Kate Humble and Adam Henson head to Cumbria for Lambing Live
A television crew is heading to Cumbria to record the challenging lambing season at a farm.
This time there is a new farm and a new family as Kate Humble is apprenticed to the Marstons, a Cumbrian sheep farming dynasty spanning three generations.
The Marstons were born and bred in the Eden Valley on the very eastern edge of Cumbria.
The second series of Lambing Live, hosted by Kate Humble and Adam Henson, will be broadcast in April on BBC Two.
She said: "Lambing is a make or break time for farmers all over the country and as well as helping to make this a successful season for the Marstons I'm hoping to give people a glimpse of what farming really means."
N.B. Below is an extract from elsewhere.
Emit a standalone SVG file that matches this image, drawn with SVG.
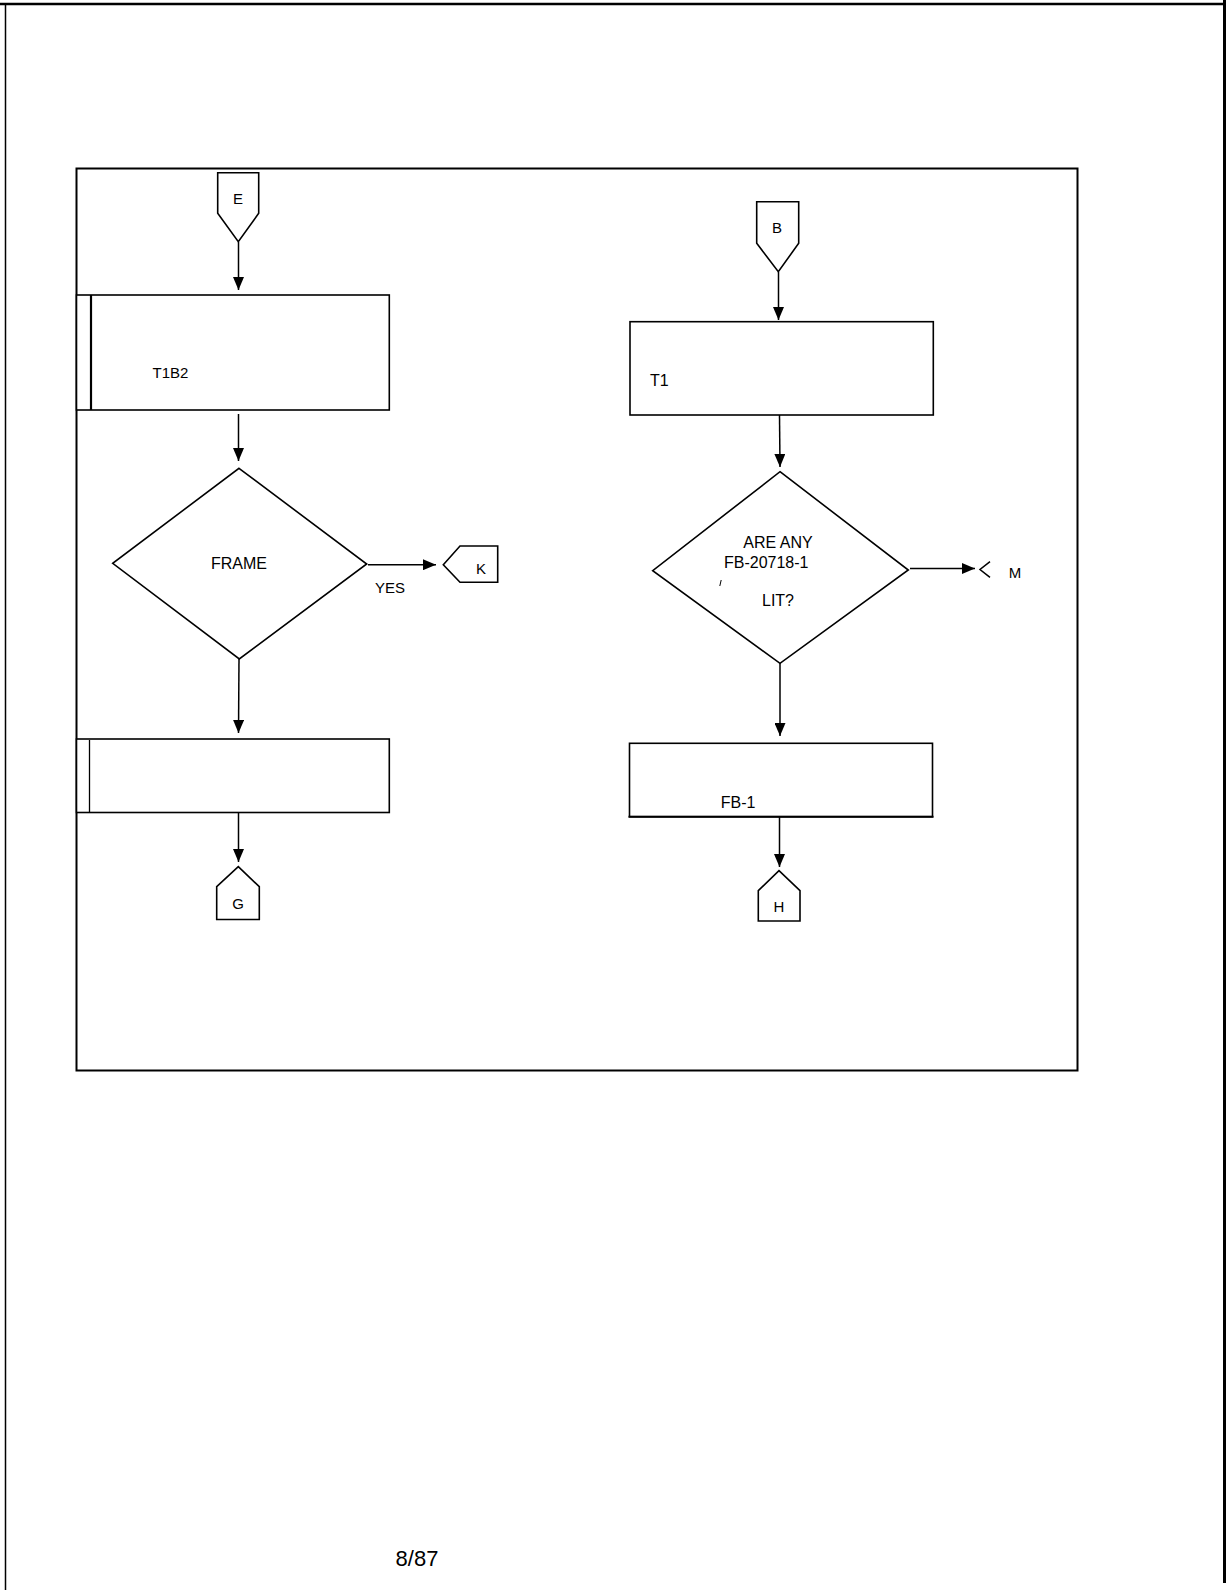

The team has been discovering that hill sheep demand a new set of skills and a whole new language.
Kate has been helping with the 'fell gather' (bringing the sheep down from the hills), learning about 'hefting' (teaching the sheep to stay on the fell) and discovering what goes into producing a prize Swaledale.
Lambing is the biggest and busiest event in the farming calendar and it brings with it a rollercoaster ride of sleepless nights, complicated births, orphans and adoptions.
Busy time on the farm
Each spring the Marstons lamb about 700 sheep which are a mixture of pure bred Swaledales, Beltexes, North of England Mules and Blue Faced Leicesters.
Lambing is the biggest and busiest event in the farming calendar
Also joining in on the programme will be Hope and Lynne, the sheepdogs, and Smudge and Coco (apprentice but eager sheepdogs) and a few assorted chickens.
The Marstons said: "We hope that our story will be of interest to those with no farming background, will promote the area and may even offer a source of encouragement to other farmers."
While Kate gets involved on the farm, Countryfile presenter and farmer Adam Henson will be travelling the UK to explore British sheep farming.